Mark’s memories of Lancaster are not primarily of the classroom or his PhD research – though he speaks highly of both experiences. Instead, he recalls the green baize of the pool table and the grass of the football field with great fondness, as well as the occasional pint in Grizedale’s bar.

“It was a dreamy place really,” he said. “I got to study Marketing at one of the best Marketing departments in the world. I had 10 mates who all played in the same soccer team as me, we lived right next door to our JCR, which had a bar, and I just don't think it was possible to have a better early-20s, mid-20s. It was heaven.

“I've got very young kids, but when they get a bit older, I will just tell them to come here if they can, because it was literally – I can't use the word any stronger – perfect.”

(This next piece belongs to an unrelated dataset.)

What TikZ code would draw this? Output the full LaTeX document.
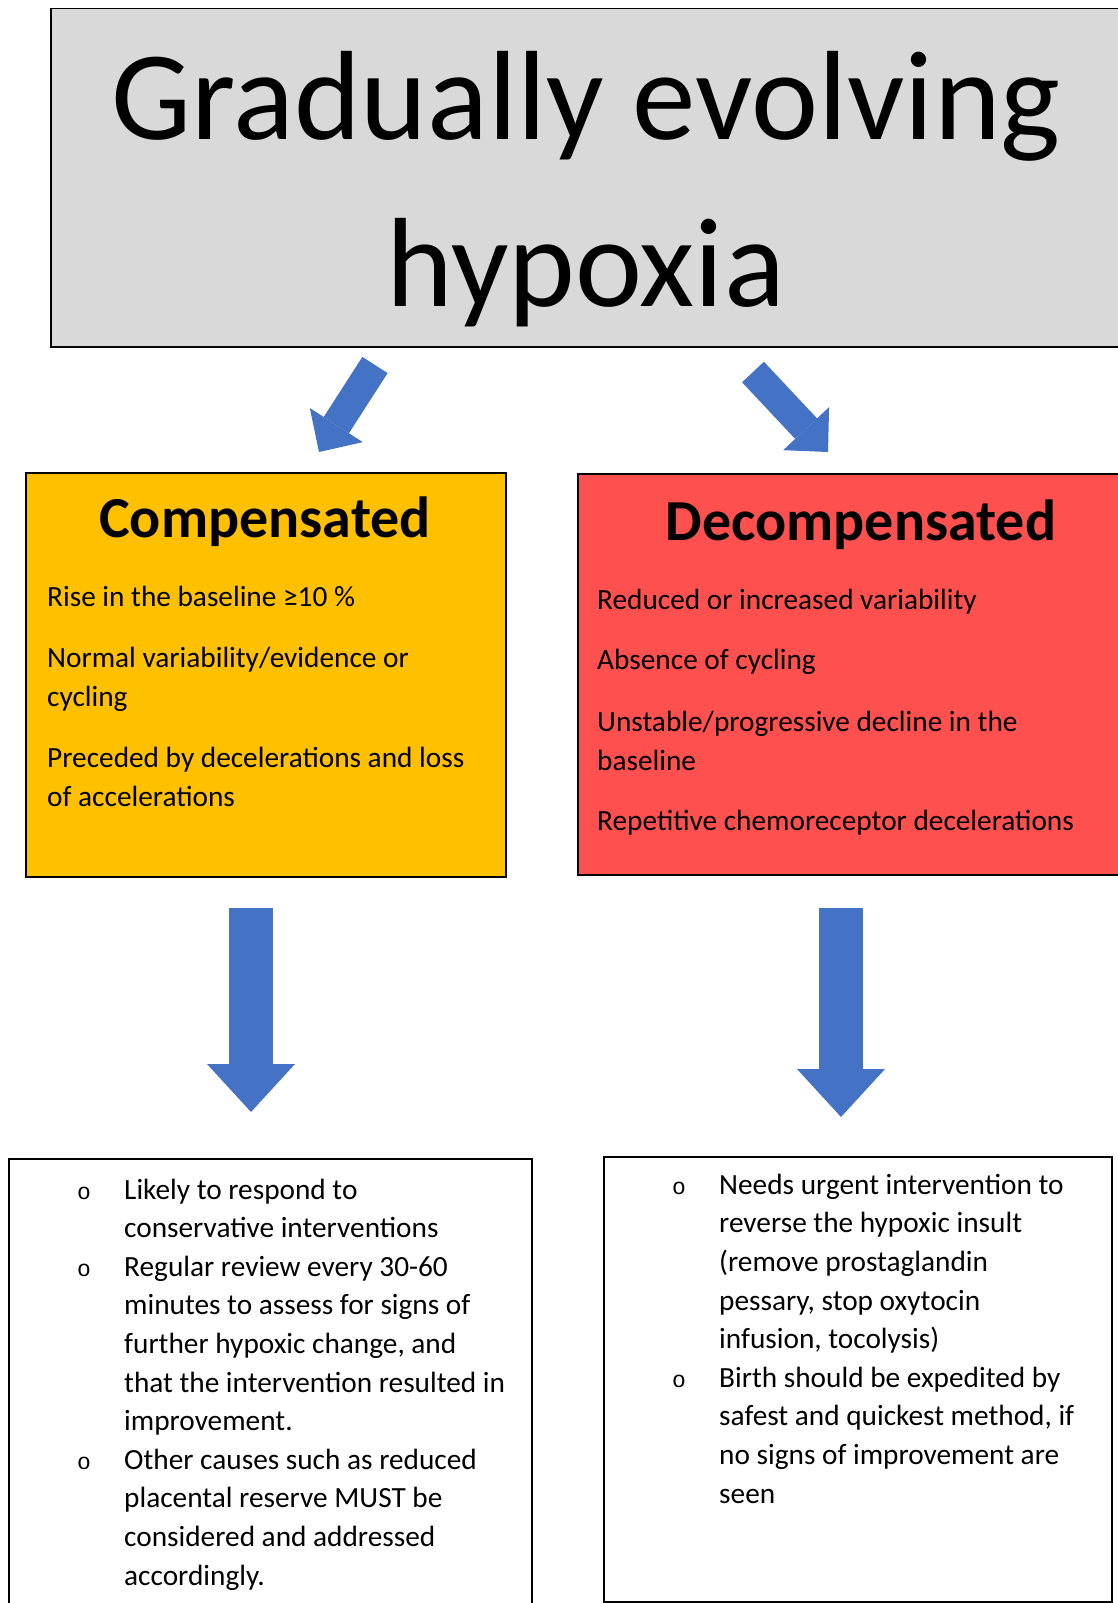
\documentclass[tikz,border=0pt]{standalone}
\usepackage{fontspec}
\setmainfont{Carlito}
\newfontfamily\bulletfont{Liberation Mono}
\usetikzlibrary{arrows.meta}
\definecolor{boxgray}{HTML}{D9D9D9}
\definecolor{compyellow}{HTML}{FFC000}
\definecolor{decompred}{HTML}{FF5050}
\definecolor{arrowblue}{HTML}{4472C4}
\newcommand{\listbullet}{\makebox[47pt][l]{\bulletfont\fontsize{23}{23}\selectfont o}} % hollow bullet
\newcommand{\listindent}{\hspace*{47pt}} % continuation line of a bullet
\tikzset{
    x=1pt, y=-1pt, % pixel-like units, y runs downward
    box/.style={draw, line width=1.5pt, inner sep=0pt, anchor=north west}, % every framed box
    heading/.style={font=\bfseries\fontsize{58}{70}\selectfont, anchor=base}, % box headings
    body/.style={font=\fontsize{29.3}{38.6}\selectfont, align=left, anchor=base west, inner sep=0pt}, % body text, placed by its last line
    slantarrow/.style={draw=arrowblue, line width=30pt, -{Triangle[length=32pt, width=63pt, line width=0pt]}},
    downarrow/.style={draw=arrowblue, line width=44pt, -{Triangle[length=48pt, width=88pt, line width=0pt]}},
    }
\begin{document}
\begin{tikzpicture}
\useasboundingbox (0,0) rectangle (1118,1603);

\node[box, fill=boxgray, minimum width=1080pt, minimum height=338pt] (top) at (50,8) {};
\node[font=\fontsize{127}{167}\selectfont, align=center, anchor=base, inner sep=0pt] (title) at (586,306) {Gradually evolving\\hypoxia};

\node[box, fill=compyellow, minimum width=480pt, minimum height=404pt] (comp) at (25,472) {};
\node[heading] (comphead) at (265,537) {Compensated};
\node[body] (comptext) at (47,806) {Rise in the baseline ≥10 \%\\[23pt]
Normal variability/evidence or\\cycling\\[22.5pt]
Preceded by decelerations and loss\\of accelerations};

\node[box, fill=decompred, minimum width=568pt, minimum height=401pt] (decomp) at (577,473) {};
\node[heading] (decomphead) at (861,540) {Decompensated};
\node[body] (decomptext) at (597,830.5) {Reduced or increased variability\\[21.5pt]
Absence of cycling\\[23.5pt]
Unstable/progressive decline in the\\baseline\\[21.5pt]
Repetitive chemoreceptor decelerations};

\node[box, minimum width=523pt, minimum height=460pt] (compact) at (8,1158) {};
\node[body] (compacttext) at (77,1585) {\listbullet Likely to respond to\\
\listindent conservative interventions\\
\listbullet Regular review every 30-60\\
\listindent minutes to assess for signs of\\
\listindent further hypoxic change, and\\
\listindent that the intervention resulted in\\
\listindent improvement.\\
\listbullet Other causes such as reduced\\
\listindent placental reserve MUST be\\
\listindent considered and addressed\\
\listindent accordingly.};

\node[box, minimum width=508pt, minimum height=445pt] (decompact) at (603,1156) {};
\node[body] (decompacttext) at (672,1503) {\listbullet Needs urgent intervention to\\
\listindent reverse the hypoxic insult\\
\listindent (remove prostaglandin\\
\listindent pessary, stop oxytocin\\
\listindent infusion, tocolysis)\\
\listbullet Birth should be expedited by\\
\listindent safest and quickest method, if\\
\listindent no signs of improvement are\\
\listindent seen};

% block arrows
\coordinate (lefttail) at (375,365);
\coordinate (lefttip) at (319,452);
\coordinate (righttail) at (753,372);
\coordinate (righttip) at (828,452);
\coordinate (compdown) at (251,908);
\coordinate (compdowntip) at (251,1112);
\coordinate (decompdown) at (841,908);
\coordinate (decompdowntip) at (841,1117);

\draw[slantarrow] (lefttail) -- (lefttip);
\draw[slantarrow] (righttail) -- (righttip);
\draw[downarrow] (compdown) -- (compdowntip);
\draw[downarrow] (decompdown) -- (decompdowntip);

\end{tikzpicture}
\end{document}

Mark’s career has not just been a success in academia. Beyond the classroom, he worked as a global brand consultant for such diverse clients as Subaru, Donna Karan, Johnson & Johnson, De Beers, Ericsson and WD40. For more than a decade, he was the in-house brand consultant for LVMH – the world's largest luxury group – working on brands like Louis Vuitton, Dom Perignon and Hennessy.

His work has been cited in a Nobel Prize acceptance speech, saw him become the first non-US winner of the Ferber Award for his doctoral thesis, and has earned him the Australian Marketing Institute’s Sir Charles McGrath Award, the highest honour for marketing in Australia. In addition, for his Marketing Week column – which he has written for more than 20 years – he has been voted Columnist of the Year five times at the PPA Press Awards, and won the British Society of Magazine Editors Business Columnist of the Year twice.

It is an illustrious career, one shaped by that start in Lancaster. Mark admits to not realising at the time how special his time at Lancaster was, and it was only in later years he recognised the impact of his time there.

“You don't realise how good Lancaster is until you're a long way away from it,” he said. “I think there's a couple of reasons for that. It's a very sort of northern, Lancastrian thing to be really good at something but not go on about it too much. Also, you just take for granted how well-organised the place is, how brilliant the buildings are, how well thought through the learning philosophy is, how selective they are about both students and professors.

“I think the great thing about Lancaster is it's so brilliantly done, but it's done in such a subtle way you don't realise how good it is until many years later when you don't find another university that's half as good. I think, again, for that reason I'm very grateful that I ended up here, and I couldn't really have asked for any more.”